DATASET CONTENT:
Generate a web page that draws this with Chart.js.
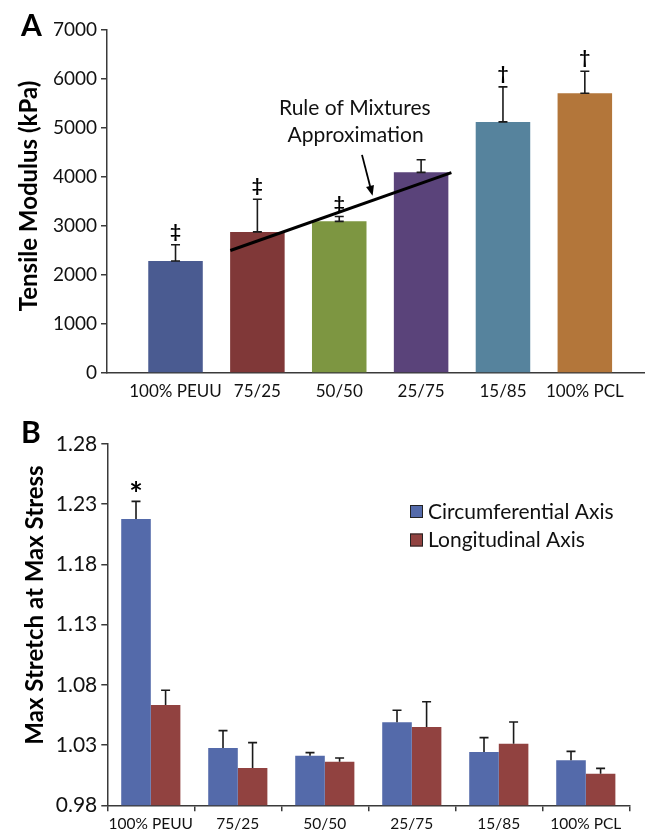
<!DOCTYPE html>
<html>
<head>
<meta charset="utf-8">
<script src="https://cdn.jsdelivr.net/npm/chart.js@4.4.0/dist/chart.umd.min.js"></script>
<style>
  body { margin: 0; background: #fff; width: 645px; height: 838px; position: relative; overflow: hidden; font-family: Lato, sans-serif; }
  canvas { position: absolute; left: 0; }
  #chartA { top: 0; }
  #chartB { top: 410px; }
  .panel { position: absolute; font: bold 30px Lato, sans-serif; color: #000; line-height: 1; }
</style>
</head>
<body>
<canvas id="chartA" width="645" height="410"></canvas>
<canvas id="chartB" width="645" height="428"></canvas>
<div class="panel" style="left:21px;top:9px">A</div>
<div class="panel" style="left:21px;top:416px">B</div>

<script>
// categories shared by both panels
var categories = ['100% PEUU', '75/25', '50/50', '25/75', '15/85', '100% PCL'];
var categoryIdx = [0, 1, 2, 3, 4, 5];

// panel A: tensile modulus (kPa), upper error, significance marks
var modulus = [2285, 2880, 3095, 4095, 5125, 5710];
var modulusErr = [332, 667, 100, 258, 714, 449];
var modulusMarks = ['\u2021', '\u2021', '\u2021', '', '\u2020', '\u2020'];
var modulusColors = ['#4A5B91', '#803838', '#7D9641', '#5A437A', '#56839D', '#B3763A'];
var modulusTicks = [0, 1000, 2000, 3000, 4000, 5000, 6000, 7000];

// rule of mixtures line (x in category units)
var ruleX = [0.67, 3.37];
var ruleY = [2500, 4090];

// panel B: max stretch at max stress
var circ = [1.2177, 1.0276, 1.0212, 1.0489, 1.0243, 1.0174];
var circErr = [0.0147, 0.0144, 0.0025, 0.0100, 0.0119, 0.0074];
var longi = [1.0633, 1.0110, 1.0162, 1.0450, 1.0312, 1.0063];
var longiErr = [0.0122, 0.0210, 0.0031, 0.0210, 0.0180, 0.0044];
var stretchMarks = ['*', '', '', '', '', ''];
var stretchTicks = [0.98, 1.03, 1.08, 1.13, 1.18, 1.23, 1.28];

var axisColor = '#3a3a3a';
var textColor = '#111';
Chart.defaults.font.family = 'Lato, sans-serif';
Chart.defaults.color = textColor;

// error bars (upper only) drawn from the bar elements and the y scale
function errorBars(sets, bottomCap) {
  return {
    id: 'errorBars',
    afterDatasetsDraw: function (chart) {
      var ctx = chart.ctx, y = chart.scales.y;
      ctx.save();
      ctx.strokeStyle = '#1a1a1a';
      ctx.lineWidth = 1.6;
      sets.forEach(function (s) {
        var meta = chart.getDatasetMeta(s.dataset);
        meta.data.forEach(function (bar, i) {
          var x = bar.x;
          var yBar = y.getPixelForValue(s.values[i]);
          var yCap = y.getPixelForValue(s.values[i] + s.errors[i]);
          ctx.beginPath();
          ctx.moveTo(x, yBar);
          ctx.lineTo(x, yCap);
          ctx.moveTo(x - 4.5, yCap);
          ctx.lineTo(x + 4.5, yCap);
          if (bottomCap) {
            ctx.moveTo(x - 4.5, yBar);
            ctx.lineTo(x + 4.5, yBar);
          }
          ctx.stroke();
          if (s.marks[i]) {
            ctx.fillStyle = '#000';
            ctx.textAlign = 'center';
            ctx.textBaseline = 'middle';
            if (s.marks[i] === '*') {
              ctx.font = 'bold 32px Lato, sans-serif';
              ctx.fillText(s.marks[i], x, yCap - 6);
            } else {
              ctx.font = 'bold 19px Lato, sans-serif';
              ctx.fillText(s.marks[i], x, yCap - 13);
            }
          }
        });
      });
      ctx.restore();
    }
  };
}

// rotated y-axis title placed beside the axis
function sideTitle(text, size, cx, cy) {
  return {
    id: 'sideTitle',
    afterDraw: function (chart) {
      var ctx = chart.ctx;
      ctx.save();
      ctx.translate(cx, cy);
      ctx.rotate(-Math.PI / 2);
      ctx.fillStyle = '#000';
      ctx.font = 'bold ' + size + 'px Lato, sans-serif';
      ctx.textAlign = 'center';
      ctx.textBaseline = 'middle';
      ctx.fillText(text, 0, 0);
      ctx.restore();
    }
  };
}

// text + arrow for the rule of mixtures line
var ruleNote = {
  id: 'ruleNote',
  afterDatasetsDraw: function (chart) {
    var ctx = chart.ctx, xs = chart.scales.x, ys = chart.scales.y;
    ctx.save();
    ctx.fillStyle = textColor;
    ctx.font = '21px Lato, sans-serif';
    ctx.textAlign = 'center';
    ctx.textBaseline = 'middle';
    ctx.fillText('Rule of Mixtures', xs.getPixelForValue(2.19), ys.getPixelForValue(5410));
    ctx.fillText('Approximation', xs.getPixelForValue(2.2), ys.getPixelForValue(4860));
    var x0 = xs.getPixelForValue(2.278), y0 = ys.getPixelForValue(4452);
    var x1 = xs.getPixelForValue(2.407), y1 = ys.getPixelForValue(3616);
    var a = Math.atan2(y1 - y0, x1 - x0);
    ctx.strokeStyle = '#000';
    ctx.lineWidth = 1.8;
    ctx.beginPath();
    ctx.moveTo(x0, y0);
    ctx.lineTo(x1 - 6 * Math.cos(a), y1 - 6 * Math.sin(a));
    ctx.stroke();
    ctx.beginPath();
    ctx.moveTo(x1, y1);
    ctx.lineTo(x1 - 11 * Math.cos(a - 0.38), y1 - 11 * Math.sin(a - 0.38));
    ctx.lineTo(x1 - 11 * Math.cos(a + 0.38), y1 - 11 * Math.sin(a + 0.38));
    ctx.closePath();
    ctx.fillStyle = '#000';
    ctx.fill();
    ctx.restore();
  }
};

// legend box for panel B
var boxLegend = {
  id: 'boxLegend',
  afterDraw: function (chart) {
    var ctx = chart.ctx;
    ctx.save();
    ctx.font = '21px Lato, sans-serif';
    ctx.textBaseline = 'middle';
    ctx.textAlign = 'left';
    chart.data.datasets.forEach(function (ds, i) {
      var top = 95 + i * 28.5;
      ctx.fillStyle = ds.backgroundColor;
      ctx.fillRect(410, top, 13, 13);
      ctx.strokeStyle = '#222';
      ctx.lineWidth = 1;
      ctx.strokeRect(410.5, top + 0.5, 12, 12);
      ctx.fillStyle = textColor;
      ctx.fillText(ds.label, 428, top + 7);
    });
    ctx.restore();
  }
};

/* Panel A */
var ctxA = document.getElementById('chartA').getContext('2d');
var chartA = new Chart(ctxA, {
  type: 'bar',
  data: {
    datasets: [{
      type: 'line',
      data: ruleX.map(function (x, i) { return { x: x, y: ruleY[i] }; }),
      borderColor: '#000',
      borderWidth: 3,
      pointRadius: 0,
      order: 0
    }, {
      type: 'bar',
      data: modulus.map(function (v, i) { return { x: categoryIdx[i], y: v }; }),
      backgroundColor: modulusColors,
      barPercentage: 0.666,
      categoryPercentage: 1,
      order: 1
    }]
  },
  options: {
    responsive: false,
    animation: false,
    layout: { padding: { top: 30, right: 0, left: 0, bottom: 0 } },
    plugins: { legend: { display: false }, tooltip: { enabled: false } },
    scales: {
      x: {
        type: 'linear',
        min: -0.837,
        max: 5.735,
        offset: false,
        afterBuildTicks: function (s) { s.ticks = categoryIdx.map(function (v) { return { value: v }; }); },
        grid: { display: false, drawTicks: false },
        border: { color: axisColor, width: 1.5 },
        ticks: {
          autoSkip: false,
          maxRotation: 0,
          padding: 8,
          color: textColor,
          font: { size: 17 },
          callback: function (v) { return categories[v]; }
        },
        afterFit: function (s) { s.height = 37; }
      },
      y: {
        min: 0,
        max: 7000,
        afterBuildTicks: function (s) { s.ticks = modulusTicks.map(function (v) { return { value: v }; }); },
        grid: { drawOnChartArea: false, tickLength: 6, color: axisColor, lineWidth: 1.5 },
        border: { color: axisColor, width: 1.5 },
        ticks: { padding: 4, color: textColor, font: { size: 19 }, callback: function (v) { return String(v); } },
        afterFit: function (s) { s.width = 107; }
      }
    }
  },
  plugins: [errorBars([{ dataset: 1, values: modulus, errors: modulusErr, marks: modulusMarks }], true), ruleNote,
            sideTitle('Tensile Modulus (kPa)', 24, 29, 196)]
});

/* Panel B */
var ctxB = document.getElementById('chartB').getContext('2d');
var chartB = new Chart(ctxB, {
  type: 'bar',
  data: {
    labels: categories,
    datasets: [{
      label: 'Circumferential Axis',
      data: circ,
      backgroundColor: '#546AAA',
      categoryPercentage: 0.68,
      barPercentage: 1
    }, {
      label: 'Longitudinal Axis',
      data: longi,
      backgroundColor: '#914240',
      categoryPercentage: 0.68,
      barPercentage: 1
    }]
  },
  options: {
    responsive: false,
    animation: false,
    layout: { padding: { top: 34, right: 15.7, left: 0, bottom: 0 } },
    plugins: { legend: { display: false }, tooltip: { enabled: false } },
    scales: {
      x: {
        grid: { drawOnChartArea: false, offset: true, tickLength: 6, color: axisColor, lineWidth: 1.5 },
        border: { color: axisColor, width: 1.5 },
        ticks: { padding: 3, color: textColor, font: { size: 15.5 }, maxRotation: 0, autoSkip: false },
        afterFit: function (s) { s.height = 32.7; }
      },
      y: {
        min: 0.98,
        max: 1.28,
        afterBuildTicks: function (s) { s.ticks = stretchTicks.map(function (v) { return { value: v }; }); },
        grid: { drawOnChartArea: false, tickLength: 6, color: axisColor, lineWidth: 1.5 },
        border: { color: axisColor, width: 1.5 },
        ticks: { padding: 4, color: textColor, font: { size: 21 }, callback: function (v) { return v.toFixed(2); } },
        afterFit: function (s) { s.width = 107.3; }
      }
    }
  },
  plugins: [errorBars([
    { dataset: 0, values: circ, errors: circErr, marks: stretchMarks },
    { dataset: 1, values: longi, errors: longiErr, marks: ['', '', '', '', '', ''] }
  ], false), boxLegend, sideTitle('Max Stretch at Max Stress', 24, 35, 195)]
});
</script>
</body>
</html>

SET EXERCISE:
Write out nothing but the lines from the start of the data through the line with "var ruleY = [2500, 4090];". Leave out the pictures.

COMPLETE RESPONSE:
Generate a web page that draws this with Chart.js.
<!DOCTYPE html>
<html>
<head>
<meta charset="utf-8">
<script src="https://cdn.jsdelivr.net/npm/chart.js@4.4.0/dist/chart.umd.min.js"></script>
<style>
  body { margin: 0; background: #fff; width: 645px; height: 838px; position: relative; overflow: hidden; font-family: Lato, sans-serif; }
  canvas { position: absolute; left: 0; }
  #chartA { top: 0; }
  #chartB { top: 410px; }
  .panel { position: absolute; font: bold 30px Lato, sans-serif; color: #000; line-height: 1; }
</style>
</head>
<body>
<canvas id="chartA" width="645" height="410"></canvas>
<canvas id="chartB" width="645" height="428"></canvas>
<div class="panel" style="left:21px;top:9px">A</div>
<div class="panel" style="left:21px;top:416px">B</div>

<script>
// categories shared by both panels
var categories = ['100% PEUU', '75/25', '50/50', '25/75', '15/85', '100% PCL'];
var categoryIdx = [0, 1, 2, 3, 4, 5];

// panel A: tensile modulus (kPa), upper error, significance marks
var modulus = [2285, 2880, 3095, 4095, 5125, 5710];
var modulusErr = [332, 667, 100, 258, 714, 449];
var modulusMarks = ['\u2021', '\u2021', '\u2021', '', '\u2020', '\u2020'];
var modulusColors = ['#4A5B91', '#803838', '#7D9641', '#5A437A', '#56839D', '#B3763A'];
var modulusTicks = [0, 1000, 2000, 3000, 4000, 5000, 6000, 7000];

// rule of mixtures line (x in category units)
var ruleX = [0.67, 3.37];
var ruleY = [2500, 4090];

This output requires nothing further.